What needs to be done :: Copy whichever lines contain the string "this".

-- Start Excerpted records --

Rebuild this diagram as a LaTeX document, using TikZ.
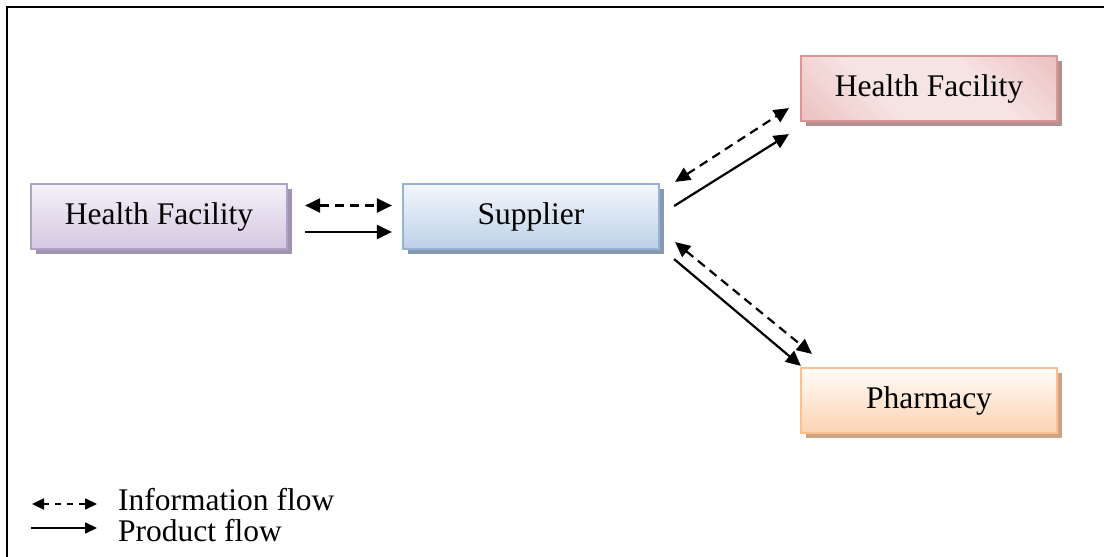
\documentclass[tikz,border=0pt]{standalone}
\usepackage{fontspec}
\setmainfont{Liberation Serif}
\usetikzlibrary{arrows.meta,calc,shadows}
\definecolor{puB}{HTML}{B2A1C7}
\definecolor{puT}{HTML}{F5F1F9}
\definecolor{puD}{HTML}{D3C8E0}
\definecolor{puS}{HTML}{A194AE}
\definecolor{blB}{HTML}{95B3D7}
\definecolor{blT}{HTML}{F3F7FB}
\definecolor{blD}{HTML}{BDD0E8}
\definecolor{blS}{HTML}{8799AF}
\definecolor{pkB}{HTML}{D99694}
\definecolor{pkd}{HTML}{E3AAA9}
\definecolor{pkl}{HTML}{F6E4E3}
\definecolor{pkS}{HTML}{B49191}
\definecolor{orB}{HTML}{FAC08F}
\definecolor{orT}{HTML}{FFFCF9}
\definecolor{orD}{HTML}{FBD3B2}
\definecolor{orS}{HTML}{CBA488}
\pgfdeclarehorizontalshading{pinkband}{100bp}{color(0bp)=(pkd); color(38bp)=(pkl); color(62bp)=(pkl); color(100bp)=(pkd)}
\begin{document}
\begin{tikzpicture}[x=1pt,y=1pt,
  every node/.style={font=\fontsize{31.5}{37}\selectfont},
  box/.style={rectangle, minimum width=256pt, minimum height=65pt, line width=2.2pt, inner sep=0pt},
  shad/.style={drop shadow={shadow xshift=4.5pt, shadow yshift=-5.5pt, fill=#1, opacity=1}},
  info/.style={line width=2.2pt, dash pattern=on 9pt off 6pt, {Triangle[length=15pt,width=14pt]}-{Triangle[length=15pt,width=14pt]}},
  prod/.style={line width=2.2pt, -{Triangle[length=15pt,width=14pt]}},
  infoleg/.style={line width=2.2pt, dash pattern=on 6pt off 6pt, {Triangle[length=12pt,width=11pt]}-{Triangle[length=12pt,width=11pt]}},
  prodleg/.style={line width=2.2pt, -{Triangle[length=12pt,width=11pt]}},
  legtext/.style={anchor=west, inner sep=0pt}]
\useasboundingbox (0,0) rectangle (1104,557);
\draw[line width=2.2pt] (7,0) -- (7,550) -- (1104,550);

\node[box, draw=puB, top color=puT, bottom color=puD, shad=puS] (hfl) at (159,340.5) {Health Facility};
\node[box, draw=blB, top color=blT, bottom color=blD, shad=blS] (sup) at (531,340.5) {Supplier};
\node[box, draw=pkB, shading=pinkband, shading angle=45, shad=pkS] (hfr) at (929,468.5) {Health Facility};
\node[box, draw=orB, top color=orT, bottom color=orD, shad=orS] (ph) at (929,156.5) {Pharmacy};

\draw[info] ($(hfl.east)+(17,11)$) -- ($(sup.west)+(-10,11)$);
\draw[prod] ($(hfl.east)+(17,-15.5)$) -- ($(sup.west)+(-10,-15.5)$);

\draw[info] ($(sup.north east)+(15,1)$) -- ($(hfr.south west)+(-11,14)$);
\draw[prod] ($(sup.east)+(14,10.5)$) -- ($(hfr.south west)+(-11,-12)$);

\draw[info] ($(sup.south east)+(15,8)$) -- ($(ph.north west)+(12,13)$);
\draw[prod] ($(sup.south east)+(14,-9)$) -- ($(ph.north west)+(1,1)$);

\node[legtext] (linfo) at (118,57) {Information flow};
\node[legtext] (lprod) at (118,26) {Product flow};
\coordinate (li) at (32,53);
\coordinate (lp) at (31,29);
\draw[infoleg] (li) -- ($(linfo.west)+(-21,-4)$);
\draw[prodleg] (lp) -- ($(lprod.west)+(-21,3)$);
\end{tikzpicture}
\end{document}
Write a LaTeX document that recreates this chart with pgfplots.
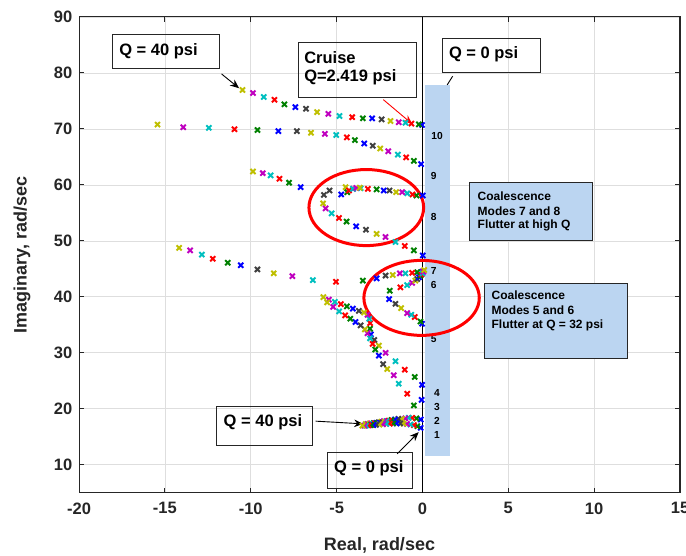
\documentclass[border=0pt]{standalone}
\usepackage{pgfplots}
\pgfplotsset{compat=1.18}
\usepackage{fontspec}
\setmainfont{Liberation Sans}
\usetikzlibrary{arrows.meta}
\definecolor{mb}{rgb}{0,0,1}
\definecolor{mg}{rgb}{0,0.5,0}
\definecolor{mr}{rgb}{1,0,0}
\definecolor{mc}{rgb}{0,0.75,0.75}
\definecolor{mm}{rgb}{0.75,0,0.75}
\definecolor{my}{rgb}{0.75,0.75,0}
\definecolor{mk}{rgb}{0.25,0.25,0.25}
\definecolor{axc}{rgb}{0.15,0.15,0.15}
\definecolor{annblue}{RGB}{187,213,241}
\begin{document}
\begin{tikzpicture}
\begin{axis}[name=ax, scale only axis, width=400.7pt, height=317.3pt,
  xmin=-20, xmax=15, ymin=5, ymax=90,
  xtick={-20,-15,-10,-5,0,5,10,15}, ytick={10,20,30,40,50,60,70,80,90},
  grid=major, major grid style={draw=black!13, line width=0.5pt},
  tick align=inside, major tick length=3.5pt,
  axis line style={draw=axc, line width=0.7pt},
  every tick/.style={draw=axc, line width=0.7pt},
  tick label style={font=\fontsize{11}{13}\selectfont\bfseries, text=axc},
  xticklabel style={yshift=-3pt},
  yticklabel style={xshift=-1pt},
  /pgf/number format/assume math mode=true,
  xlabel={Real, rad/sec}, ylabel={Imaginary, rad/sec},
  label style={font=\fontsize{12}{14}\selectfont\bfseries, text=axc},
  xlabel style={at={(axis description cs:0.5,-0.11)}, anchor=center},
  ylabel style={at={(axis description cs:-0.0948,0.5)}, anchor=center},
  clip=false,
  scatter/classes={
    b={mark=x,color=mb}, g={mark=x,color=mg}, r={mark=x,color=mr},
    c={mark=x,color=mc}, m={mark=x,color=mm}, y={mark=x,color=my},
    k={mark=x,color=mk}}
]
\addplot[black, line width=0.5pt] coordinates {(0,5) (0,90)};
\addplot[scatter, only marks, scatter src=explicit symbolic, mark size=2.4pt, mark options={line width=1.3pt}] coordinates {
% mode 10
(-0.02,70.7)[b] (-0.21,70.8)[g] (-0.64,70.95)[r] (-0.99,71.1)[c] (-1.38,71.2)[m] (-1.86,71.4)[y] (-2.38,71.7)[k] (-2.93,71.9)[b] (-3.47,71.9)[g] (-4.09,72.1)[r] (-4.83,72.3)[c] (-5.48,72.7)[m] (-6.14,73.0)[y] (-6.78,73.6)[k] (-7.40,73.9)[b] (-8.04,74.4)[g] (-8.62,75.2)[r] (-9.24,75.7)[c] (-9.87,76.4)[m] (-10.48,76.96)[y]
% mode 9
(-0.08,63.7)[b] (-0.50,64.3)[g] (-0.95,64.9)[r] (-1.43,65.4)[c] (-1.99,66.0)[m] (-2.46,66.5)[y] (-2.89,67.0)[k] (-3.39,67.4)[b] (-3.93,68.0)[g] (-4.40,68.5)[r] (-5.02,68.9)[c] (-5.68,69.1)[m] (-6.49,69.3)[y] (-7.31,69.6)[k] (-8.39,69.6)[b] (-9.61,69.8)[g] (-10.95,69.94)[r] (-12.44,70.2)[c] (-13.93,70.3)[m] (-15.43,70.77)[y]
% mode 8
(0.02,58.1)[b] (-0.35,58.1)[g] (-0.58,58.3)[r] (-0.89,58.5)[c] (-1.18,58.7)[m] (-1.53,58.7)[y] (-1.92,59.0)[k] (-2.25,59.0)[b] (-2.67,59.2)[g] (-3.18,59.3)[r] (-3.60,59.4)[c] (-4.03,59.3)[m] (-4.48,59.6)[y] (-5.41,59.0)[k] (-4.73,58.3)[b] (-4.38,58.7)[g] (-4.28,59.0)[r] (-4.05,59.3)[c] (-3.85,59.45)[m] (-3.65,59.5)[y]
% mode 7
(0.02,47.4)[b] (-0.50,48.3)[g] (-1.03,49.1)[r] (-1.57,49.8)[c] (-2.15,50.7)[m] (-2.67,51.25)[y] (-3.29,52.0)[k] (-3.86,52.6)[b] (-4.42,53.45)[g] (-4.86,54.1)[r] (-5.29,54.9)[c] (-5.64,55.8)[m] (-5.79,56.7)[y] (-5.74,58.2)[k] (-7.09,59.6)[b] (-7.77,60.4)[g] (-8.33,61.1)[r] (-8.84,61.7)[c] (-9.30,62.1)[m] (-9.87,62.4)[y]
% mode 6
(-0.02,44.5)[b] (-0.31,44.4)[g] (-0.60,44.3)[r] (-0.99,44.2)[c] (-1.32,44.2)[m] (-1.73,43.9)[y] (-2.15,43.8)[k] (-2.67,43.3)[b] (-3.47,42.9)[g] (-5.04,42.7)[r] (-6.38,43.0)[c] (-7.58,43.7)[m] (-8.66,44.2)[y] (-9.61,44.9)[k] (-10.58,45.65)[b] (-11.34,46.1)[g] (-12.21,46.8)[r] (-12.85,47.55)[c] (-13.53,48.3)[m] (-14.17,48.75)[y]
% mode 5
(-0.02,35.2)[b] (-0.12,35.6)[g] (-0.45,36.4)[r] (-0.65,36.8)[c] (-0.89,37.1)[m] (-1.24,38.0)[y] (-1.57,38.75)[k] (-1.94,39.6)[b] (-1.9,41.1)[g] (-1.28,41.7)[r] (-0.89,42.1)[c] (-0.6,42.5)[m] (-0.41,42.9)[y] (-0.3,43.2)[k] (-0.2,43.5)[b] (-0.12,43.8)[g] (-0.05,44.0)[r] (0.0,44.2)[c] (0.05,44.5)[m] (0.1,44.8)[y]
% mode 4
(-0.02,24.3)[b] (-0.45,25.7)[g] (-1.03,27.0)[r] (-1.57,28.5)[c] (-2.15,30.0)[m] (-2.54,31.3)[y] (-2.8,32.3)[k] (-3.0,33.3)[b] (-3.05,34.3)[g] (-3.05,35.3)[r] (-3.1,36.1)[c] (-3.2,36.8)[m] (-3.4,37.2)[y] (-3.7,37.5)[k] (-4.05,37.9)[b] (-4.4,38.3)[g] (-4.75,38.7)[r] (-5.1,39.1)[c] (-5.45,39.5)[m] (-5.77,39.95)[y]
% mode 3
(-0.05,21.6)[b] (-0.5,20.6)[g] (-0.89,22.7)[r] (-1.38,24.5)[c] (-1.67,26.0)[m] (-2.05,27.1)[y] (-2.29,28.0)[k] (-2.54,29.5)[b] (-2.75,30.6)[g] (-2.9,31.6)[r] (-3.05,32.6)[c] (-3.2,33.5)[m] (-3.35,34.2)[y] (-3.6,34.9)[k] (-3.9,35.5)[b] (-4.2,36.1)[g] (-4.5,36.7)[r] (-4.85,37.4)[c] (-5.2,38.2)[m] (-5.55,39.0)[y]
% mode 2
(-0.1,18.1)[b] (-0.35,18.3)[g] (-0.6,18.4)[r] (-0.8,18.4)[c] (-1.0,18.3)[m] (-1.2,18.2)[y] (-1.4,18.2)[k] (-1.6,18.1)[b] (-1.8,18.0)[g] (-1.95,17.9)[r] (-2.1,17.8)[c] (-2.25,17.8)[m] (-2.4,17.7)[y] (-2.55,17.6)[k] (-2.7,17.5)[b] (-2.85,17.45)[g] (-3.0,17.4)[r] (-3.1,17.35)[c] (-3.2,17.3)[m] (-3.3,17.3)[y]
% mode 1
(-0.1,16.6)[b] (-0.3,16.9)[g] (-0.5,17.1)[r] (-0.7,17.2)[c] (-0.9,17.3)[m] (-1.1,17.35)[y] (-1.3,17.4)[k] (-1.5,17.4)[b] (-1.7,17.4)[g] (-1.9,17.35)[r] (-2.1,17.3)[c] (-2.3,17.25)[m] (-2.5,17.2)[y] (-2.7,17.15)[k] (-2.85,17.1)[b] (-3.0,17.1)[g] (-3.15,17.05)[r] (-3.3,17.0)[c] (-3.4,17.0)[m] (-3.5,17.0)[y]
};
% blue band
\fill[annblue] (axis cs:0.12,77.91) rectangle (axis cs:1.63,11.61);
\begin{scope}[font=\fontsize{6.8}{8}\selectfont\bfseries]
\node at (axis cs:0.85,68.7) {10};
\node at (axis cs:0.66,61.55) {9};
\node at (axis cs:0.66,54.29) {8};
\node at (axis cs:0.66,44.7) {7};
\node at (axis cs:0.66,42.14) {6};
\node at (axis cs:0.66,32.38) {5};
\node at (axis cs:0.85,22.8) {4};
\node at (axis cs:0.85,20.3) {3};
\node at (axis cs:0.85,17.9) {2};
\node at (axis cs:0.85,15.36) {1};
\end{scope}
% ellipses
\draw[mr, line width=2pt] (axis cs:-3.27,55.95) ellipse [x radius=3.34, y radius=6.79];
\draw[mr, line width=2pt] (axis cs:-0.05,39.82) ellipse [x radius=3.36, y radius=6.70];
% text boxes
\begin{scope}[font=\fontsize{11}{13}\selectfont\bfseries]
\draw[black!85, line width=0.6pt] (axis cs:-18.04,86.96) rectangle (axis cs:-11.84,80.71);
\node[anchor=west, inner sep=0pt] at (axis cs:-17.67,83.93) {Q = 40 psi};
\draw[black, line width=0.6pt, -{Stealth[length=6pt,width=5pt]}] (axis cs:-11.70,79.82) -- (axis cs:-10.68,77.27);
\draw[black!85, line width=0.6pt] (axis cs:-7.25,85.36) rectangle (axis cs:-0.35,75.54);
\node[anchor=west, inner sep=0pt] at (axis cs:-6.90,82.8) {Cruise};
\node[anchor=west, inner sep=0pt] at (axis cs:-6.90,79.23) {Q=2.419 psi};
\draw[mr, line width=0.6pt, -{Stealth[length=6pt,width=5pt]}] (axis cs:-2.28,75.23) -- (axis cs:-0.60,70.89);
\draw[black!85, line width=0.6pt] (axis cs:1.15,86.2) rectangle (axis cs:6.86,80.0);
\node[anchor=west, inner sep=0pt] at (axis cs:1.53,83.4) {Q = 0 psi};
\draw[black, line width=0.6pt] (axis cs:1.76,79.41) -- (axis cs:1.44,77.86);
\draw[black!85, line width=0.6pt] (axis cs:-11.98,20.48) rectangle (axis cs:-6.38,13.45);
\node[anchor=west, inner sep=0pt] at (axis cs:-11.59,17.62) {Q = 40 psi};
\draw[black, line width=0.6pt, -{Stealth[length=6pt,width=5pt]}] (axis cs:-6.22,17.8) -- (axis cs:-3.45,17.32);
\draw[black!85, line width=0.6pt] (axis cs:-5.54,12.14) rectangle (axis cs:-0.60,5.71);
\node[anchor=west, inner sep=0pt] at (axis cs:-5.16,9.41) {Q = 0 psi};
\draw[black, line width=0.6pt, -{Stealth[length=6pt,width=5pt]}] (axis cs:-1.47,11.96) -- (axis cs:-0.22,15.84);
\end{scope}
\begin{scope}[font=\fontsize{8}{9.5}\selectfont\bfseries]
\draw[black!85, line width=0.6pt, fill=annblue] (axis cs:2.76,60.45) rectangle (axis cs:9.88,50.0);
\node[anchor=west, inner sep=0pt] at (axis cs:3.20,58.04) {Coalescence};
\node[anchor=west, inner sep=0pt] at (axis cs:3.20,55.36) {Modes 7 and 8};
\node[anchor=west, inner sep=0pt] at (axis cs:3.20,52.68) {Flutter at high Q};
\draw[black!85, line width=0.6pt, fill=annblue] (axis cs:3.62,42.32) rectangle (axis cs:11.96,28.93);
\node[anchor=west, inner sep=0pt] at (axis cs:4.01,40.23) {Coalescence};
\node[anchor=west, inner sep=0pt] at (axis cs:4.01,37.55) {Modes 5 and 6};
\node[anchor=west, inner sep=0pt] at (axis cs:4.01,34.88) {Flutter at Q = 32 psi};
\end{scope}
\end{axis}
\pgfresetboundingbox
\path[use as bounding box] ([shift={(-52.7pt,-42pt)}]ax.south west) rectangle ([shift={(4pt,11.3pt)}]ax.north east);
\end{tikzpicture}
\end{document}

-- End Excerpted records --

Expected output ::
Rebuild this diagram as a LaTeX document, using TikZ.
Write a LaTeX document that recreates this chart with pgfplots.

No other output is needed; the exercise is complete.